All the data should be repeated exactly. Any image in it is left out.
-- Begin --
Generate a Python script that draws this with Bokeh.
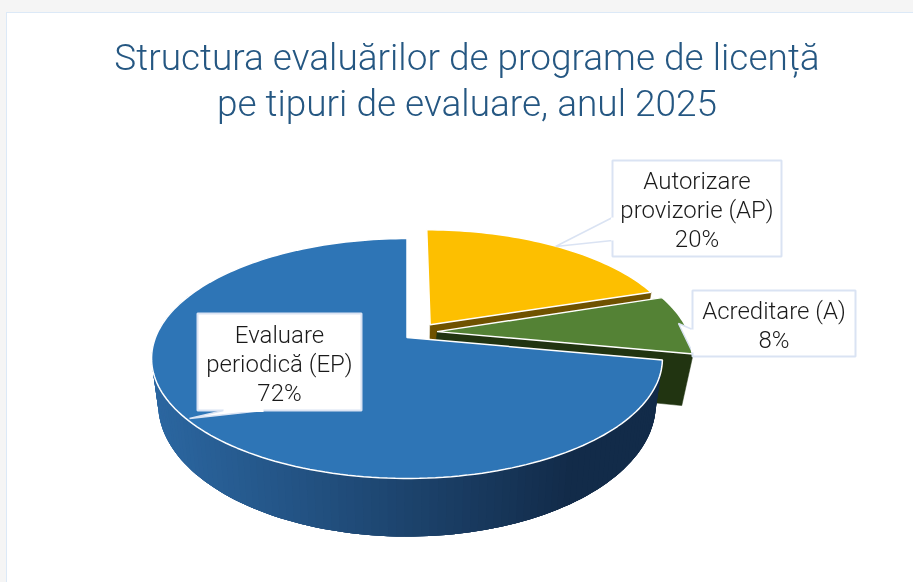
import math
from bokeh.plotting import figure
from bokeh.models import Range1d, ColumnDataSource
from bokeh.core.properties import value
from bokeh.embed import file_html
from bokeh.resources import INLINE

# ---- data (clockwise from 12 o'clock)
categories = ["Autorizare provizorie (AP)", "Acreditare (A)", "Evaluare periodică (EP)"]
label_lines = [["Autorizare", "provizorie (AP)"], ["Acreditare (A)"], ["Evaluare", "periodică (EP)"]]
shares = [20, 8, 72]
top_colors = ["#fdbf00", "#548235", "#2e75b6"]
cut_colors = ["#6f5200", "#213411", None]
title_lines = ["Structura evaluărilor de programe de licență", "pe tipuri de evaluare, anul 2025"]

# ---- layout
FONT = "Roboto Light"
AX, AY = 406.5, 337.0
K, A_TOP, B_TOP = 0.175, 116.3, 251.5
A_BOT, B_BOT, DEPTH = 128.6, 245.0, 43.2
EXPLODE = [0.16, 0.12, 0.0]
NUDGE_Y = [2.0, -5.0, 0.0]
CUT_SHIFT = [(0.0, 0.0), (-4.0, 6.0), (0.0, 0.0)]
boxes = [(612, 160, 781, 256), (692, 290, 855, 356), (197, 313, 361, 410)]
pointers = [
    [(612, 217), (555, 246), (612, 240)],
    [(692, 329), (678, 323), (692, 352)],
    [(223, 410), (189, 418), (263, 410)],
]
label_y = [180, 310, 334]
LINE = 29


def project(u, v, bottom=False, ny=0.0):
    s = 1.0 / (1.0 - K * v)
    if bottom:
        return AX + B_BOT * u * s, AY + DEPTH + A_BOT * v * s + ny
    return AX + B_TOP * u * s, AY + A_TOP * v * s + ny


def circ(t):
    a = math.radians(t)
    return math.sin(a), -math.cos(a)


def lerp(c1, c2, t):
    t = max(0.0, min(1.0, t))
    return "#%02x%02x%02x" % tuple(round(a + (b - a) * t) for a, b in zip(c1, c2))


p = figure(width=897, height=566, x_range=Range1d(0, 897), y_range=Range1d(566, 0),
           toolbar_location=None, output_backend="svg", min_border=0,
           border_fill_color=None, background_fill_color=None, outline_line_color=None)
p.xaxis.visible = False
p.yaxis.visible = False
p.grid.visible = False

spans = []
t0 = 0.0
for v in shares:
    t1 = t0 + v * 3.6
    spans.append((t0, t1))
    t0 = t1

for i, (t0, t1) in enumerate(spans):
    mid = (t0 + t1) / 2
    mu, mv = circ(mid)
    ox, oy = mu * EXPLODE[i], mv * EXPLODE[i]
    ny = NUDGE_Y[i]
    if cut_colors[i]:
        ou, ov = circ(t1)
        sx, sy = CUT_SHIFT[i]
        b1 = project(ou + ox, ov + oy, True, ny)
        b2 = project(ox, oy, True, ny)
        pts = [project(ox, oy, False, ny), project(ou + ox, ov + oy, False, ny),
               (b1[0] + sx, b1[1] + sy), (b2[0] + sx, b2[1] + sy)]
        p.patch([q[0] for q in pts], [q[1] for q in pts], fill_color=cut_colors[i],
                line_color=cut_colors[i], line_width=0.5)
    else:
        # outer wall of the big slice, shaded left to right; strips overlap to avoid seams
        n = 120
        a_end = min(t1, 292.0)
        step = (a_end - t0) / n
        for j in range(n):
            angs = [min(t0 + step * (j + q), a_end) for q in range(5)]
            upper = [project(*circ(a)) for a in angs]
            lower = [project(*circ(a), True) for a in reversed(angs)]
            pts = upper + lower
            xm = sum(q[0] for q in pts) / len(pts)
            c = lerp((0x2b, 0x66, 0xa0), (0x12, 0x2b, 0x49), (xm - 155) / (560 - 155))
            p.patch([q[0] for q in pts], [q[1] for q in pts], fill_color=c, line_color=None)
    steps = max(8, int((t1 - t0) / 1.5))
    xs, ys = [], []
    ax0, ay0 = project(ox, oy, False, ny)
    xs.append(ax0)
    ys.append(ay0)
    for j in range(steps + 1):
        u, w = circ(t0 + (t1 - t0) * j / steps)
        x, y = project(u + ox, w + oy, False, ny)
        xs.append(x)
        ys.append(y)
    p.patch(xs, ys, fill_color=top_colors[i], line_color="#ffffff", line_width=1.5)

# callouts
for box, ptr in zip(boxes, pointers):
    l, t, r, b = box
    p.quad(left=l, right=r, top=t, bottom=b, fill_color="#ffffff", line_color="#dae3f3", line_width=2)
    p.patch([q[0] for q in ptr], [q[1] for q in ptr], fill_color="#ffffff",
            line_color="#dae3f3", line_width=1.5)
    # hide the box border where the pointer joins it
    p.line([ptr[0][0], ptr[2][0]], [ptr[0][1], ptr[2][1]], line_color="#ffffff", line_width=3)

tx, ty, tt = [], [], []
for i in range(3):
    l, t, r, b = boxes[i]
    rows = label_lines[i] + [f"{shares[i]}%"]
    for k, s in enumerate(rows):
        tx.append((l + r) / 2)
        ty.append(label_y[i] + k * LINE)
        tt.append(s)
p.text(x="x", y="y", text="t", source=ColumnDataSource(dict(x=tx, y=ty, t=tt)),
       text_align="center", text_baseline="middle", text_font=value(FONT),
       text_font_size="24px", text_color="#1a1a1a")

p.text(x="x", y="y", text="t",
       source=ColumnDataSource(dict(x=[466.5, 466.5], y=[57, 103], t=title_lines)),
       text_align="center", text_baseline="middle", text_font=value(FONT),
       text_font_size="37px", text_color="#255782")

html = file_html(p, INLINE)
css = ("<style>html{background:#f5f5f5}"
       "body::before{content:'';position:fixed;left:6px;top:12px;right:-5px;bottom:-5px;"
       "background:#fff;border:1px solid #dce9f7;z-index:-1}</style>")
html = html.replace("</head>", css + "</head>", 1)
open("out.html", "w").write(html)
-- End --
## Result of the task
Generate a Python script that draws this with Bokeh.
import math
from bokeh.plotting import figure
from bokeh.models import Range1d, ColumnDataSource
from bokeh.core.properties import value
from bokeh.embed import file_html
from bokeh.resources import INLINE

# ---- data (clockwise from 12 o'clock)
categories = ["Autorizare provizorie (AP)", "Acreditare (A)", "Evaluare periodică (EP)"]
label_lines = [["Autorizare", "provizorie (AP)"], ["Acreditare (A)"], ["Evaluare", "periodică (EP)"]]
shares = [20, 8, 72]
top_colors = ["#fdbf00", "#548235", "#2e75b6"]
cut_colors = ["#6f5200", "#213411", None]
title_lines = ["Structura evaluărilor de programe de licență", "pe tipuri de evaluare, anul 2025"]

# ---- layout
FONT = "Roboto Light"
AX, AY = 406.5, 337.0
K, A_TOP, B_TOP = 0.175, 116.3, 251.5
A_BOT, B_BOT, DEPTH = 128.6, 245.0, 43.2
EXPLODE = [0.16, 0.12, 0.0]
NUDGE_Y = [2.0, -5.0, 0.0]
CUT_SHIFT = [(0.0, 0.0), (-4.0, 6.0), (0.0, 0.0)]
boxes = [(612, 160, 781, 256), (692, 290, 855, 356), (197, 313, 361, 410)]
pointers = [
    [(612, 217), (555, 246), (612, 240)],
    [(692, 329), (678, 323), (692, 352)],
    [(223, 410), (189, 418), (263, 410)],
]
label_y = [180, 310, 334]
LINE = 29


def project(u, v, bottom=False, ny=0.0):
    s = 1.0 / (1.0 - K * v)
    if bottom:
        return AX + B_BOT * u * s, AY + DEPTH + A_BOT * v * s + ny
    return AX + B_TOP * u * s, AY + A_TOP * v * s + ny


def circ(t):
    a = math.radians(t)
    return math.sin(a), -math.cos(a)


def lerp(c1, c2, t):
    t = max(0.0, min(1.0, t))
    return "#%02x%02x%02x" % tuple(round(a + (b - a) * t) for a, b in zip(c1, c2))


p = figure(width=897, height=566, x_range=Range1d(0, 897), y_range=Range1d(566, 0),
           toolbar_location=None, output_backend="svg", min_border=0,
           border_fill_color=None, background_fill_color=None, outline_line_color=None)
p.xaxis.visible = False
p.yaxis.visible = False
p.grid.visible = False

spans = []
t0 = 0.0
for v in shares:
    t1 = t0 + v * 3.6
    spans.append((t0, t1))
    t0 = t1

for i, (t0, t1) in enumerate(spans):
    mid = (t0 + t1) / 2
    mu, mv = circ(mid)
    ox, oy = mu * EXPLODE[i], mv * EXPLODE[i]
    ny = NUDGE_Y[i]
    if cut_colors[i]:
        ou, ov = circ(t1)
        sx, sy = CUT_SHIFT[i]
        b1 = project(ou + ox, ov + oy, True, ny)
        b2 = project(ox, oy, True, ny)
        pts = [project(ox, oy, False, ny), project(ou + ox, ov + oy, False, ny),
               (b1[0] + sx, b1[1] + sy), (b2[0] + sx, b2[1] + sy)]
        p.patch([q[0] for q in pts], [q[1] for q in pts], fill_color=cut_colors[i],
                line_color=cut_colors[i], line_width=0.5)
    else:
        # outer wall of the big slice, shaded left to right; strips overlap to avoid seams
        n = 120
        a_end = min(t1, 292.0)
        step = (a_end - t0) / n
        for j in range(n):
            angs = [min(t0 + step * (j + q), a_end) for q in range(5)]
            upper = [project(*circ(a)) for a in angs]
            lower = [project(*circ(a), True) for a in reversed(angs)]
            pts = upper + lower
            xm = sum(q[0] for q in pts) / len(pts)
            c = lerp((0x2b, 0x66, 0xa0), (0x12, 0x2b, 0x49), (xm - 155) / (560 - 155))
            p.patch([q[0] for q in pts], [q[1] for q in pts], fill_color=c, line_color=None)
    steps = max(8, int((t1 - t0) / 1.5))
    xs, ys = [], []
    ax0, ay0 = project(ox, oy, False, ny)
    xs.append(ax0)
    ys.append(ay0)
    for j in range(steps + 1):
        u, w = circ(t0 + (t1 - t0) * j / steps)
        x, y = project(u + ox, w + oy, False, ny)
        xs.append(x)
        ys.append(y)
    p.patch(xs, ys, fill_color=top_colors[i], line_color="#ffffff", line_width=1.5)

# callouts
for box, ptr in zip(boxes, pointers):
    l, t, r, b = box
    p.quad(left=l, right=r, top=t, bottom=b, fill_color="#ffffff", line_color="#dae3f3", line_width=2)
    p.patch([q[0] for q in ptr], [q[1] for q in ptr], fill_color="#ffffff",
            line_color="#dae3f3", line_width=1.5)
    # hide the box border where the pointer joins it
    p.line([ptr[0][0], ptr[2][0]], [ptr[0][1], ptr[2][1]], line_color="#ffffff", line_width=3)

tx, ty, tt = [], [], []
for i in range(3):
    l, t, r, b = boxes[i]
    rows = label_lines[i] + [f"{shares[i]}%"]
    for k, s in enumerate(rows):
        tx.append((l + r) / 2)
        ty.append(label_y[i] + k * LINE)
        tt.append(s)
p.text(x="x", y="y", text="t", source=ColumnDataSource(dict(x=tx, y=ty, t=tt)),
       text_align="center", text_baseline="middle", text_font=value(FONT),
       text_font_size="24px", text_color="#1a1a1a")

p.text(x="x", y="y", text="t",
       source=ColumnDataSource(dict(x=[466.5, 466.5], y=[57, 103], t=title_lines)),
       text_align="center", text_baseline="middle", text_font=value(FONT),
       text_font_size="37px", text_color="#255782")

html = file_html(p, INLINE)
css = ("<style>html{background:#f5f5f5}"
       "body::before{content:'';position:fixed;left:6px;top:12px;right:-5px;bottom:-5px;"
       "background:#fff;border:1px solid #dce9f7;z-index:-1}</style>")
html = html.replace("</head>", css + "</head>", 1)
open("out.html", "w").write(html)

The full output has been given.